Eduard Bargheer (German, 1901–1979) was a painter and printmaker associated with Expressionism and, later, abstract art. Born in Finkenkrug near Hamburg, Bargheer received his artistic training at the College of Arts and Crafts in Hamburg-Lerchenfeld and the Gerda Koppel Art School, where he studied under painter
Friedrich Ahlers-Hestermann, and traveled to Italy on a scholarship in 1925.
Bargheer’s early style was characterized by a bleak color palate, displaying influences of
Edvard Munch,
Vincent van Gogh, and the Flemish Expressionists.
In 1929, Bargheer became a member of the Hamburger Sezession, a group of artists whose style had developed out of Expression toward rounded contours and sketchy depictions of landscapes and people. He spent the next few years in different European cities, visiting the Italian island of Ischia in 1935, and moving there four years later. During this time, Bargheer’s paintings became more abstract, developing a warmer palette, due, in part to his new surroundings.
In 1950, he returned to Germany.
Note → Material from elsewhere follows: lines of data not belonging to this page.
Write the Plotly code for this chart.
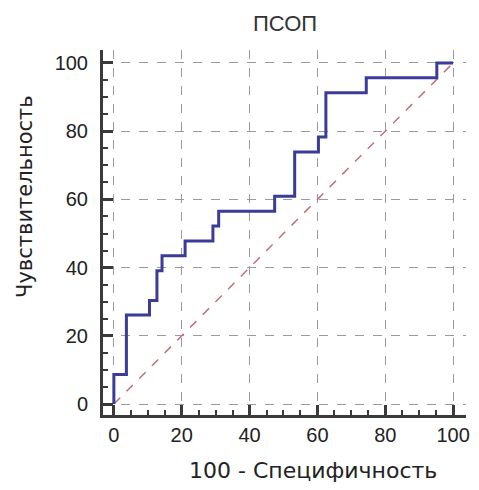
import plotly.graph_objects as go

# ROC step curve (100 - specificity, sensitivity)
fpr = [0, 0, 3.7, 3.7, 10.5, 10.5, 12.7, 12.7, 14.2, 14.2, 21.0, 21.0, 29.2, 29.2,
       30.9, 30.9, 47.4, 47.4, 53.3, 53.3, 60.3, 60.3, 62.5, 62.5, 74.4, 74.4, 95.2, 95.2, 100]
tpr = [0, 8.7, 8.7, 26.1, 26.1, 30.4, 30.4, 39.1, 39.1, 43.5, 43.5, 47.8, 47.8, 52.2,
       52.2, 56.5, 56.5, 60.9, 60.9, 73.9, 73.9, 78.3, 78.3, 91.3, 91.3, 95.7, 95.7, 100, 100]
diag = [0, 100]
tickvals = [0, 20, 40, 60, 80, 100]

fig = go.Figure()
fig.add_trace(go.Scatter(x=diag, y=diag, mode="lines",
                         line=dict(color="#bb7378", width=1.5, dash="dash"), hoverinfo="skip"))
fig.add_trace(go.Scatter(x=fpr, y=tpr, mode="lines",
                         line=dict(color="#3b3b98", width=3)))

axis_common = dict(
    tickvals=tickvals, showline=True, linewidth=3, linecolor="#3a3a3a",
    ticks="inside", ticklen=10, tickwidth=2.5, tickcolor="#3a3a3a",
    showgrid=True, gridcolor="#9a9a9a", griddash="dash", gridwidth=1,
    zeroline=False, tickfont=dict(family="Liberation Sans, Arial", size=20, color="#222"),
    minor=dict(dtick=5, ticks="inside", ticklen=5, tickwidth=1.5, tickcolor="#3a3a3a", showgrid=False),
    mirror=False,
)

fig.update_layout(
    width=479, height=490,
    margin=dict(l=103, r=9, t=50, b=75),
    plot_bgcolor="white", paper_bgcolor="white",
    showlegend=False,
    title=dict(text="ПСОП", x=0.595, xanchor="center", y=0.953, yanchor="middle",
               font=dict(family="Liberation Sans, Arial", size=22, color="#333")),
    xaxis=dict(range=[-3.2, 103.8], **axis_common),
    yaxis=dict(range=[-3.2, 103.8], ticklabelstandoff=8, **axis_common),
    annotations=[
        dict(text="100 - Специфичность", xref="paper", yref="paper",
             x=0.579, y=-0.152, xanchor="center", yanchor="middle", showarrow=False,
             font=dict(family="DejaVu Sans", size=22, color="#222")),
        dict(text="Чувствительность", xref="paper", yref="paper",
             x=-0.215, y=0.6, xanchor="center", yanchor="middle", showarrow=False,
             textangle=-90, font=dict(family="DejaVu Sans", size=21, color="#222")),
    ],
)

fig.write_html("out.html")
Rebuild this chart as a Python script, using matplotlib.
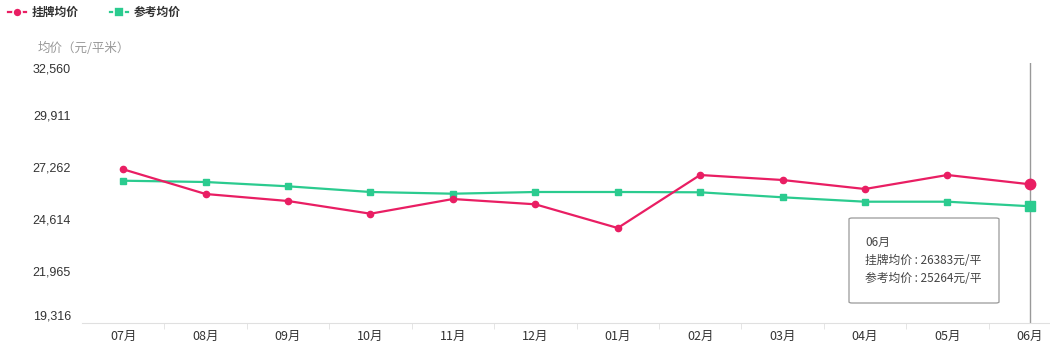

The Kestner Society in Hamburg produced the first extensive retrospective on Bargheer’s works in 1953. In addition, the artist worked as a guest lecturer at the Academy for Visual Arts in Hamburg in 1957, and as a professor at the Academy of Arts Berlin in 1963. In 1955 and 1959, Bargheer participated in the documenta exhibition in Kassel. On his 75th birthday, the Eduard Bargheer Foundation for the Support of Young Artists was set up.
Bargheer died in 1979, in his home in Hamburg.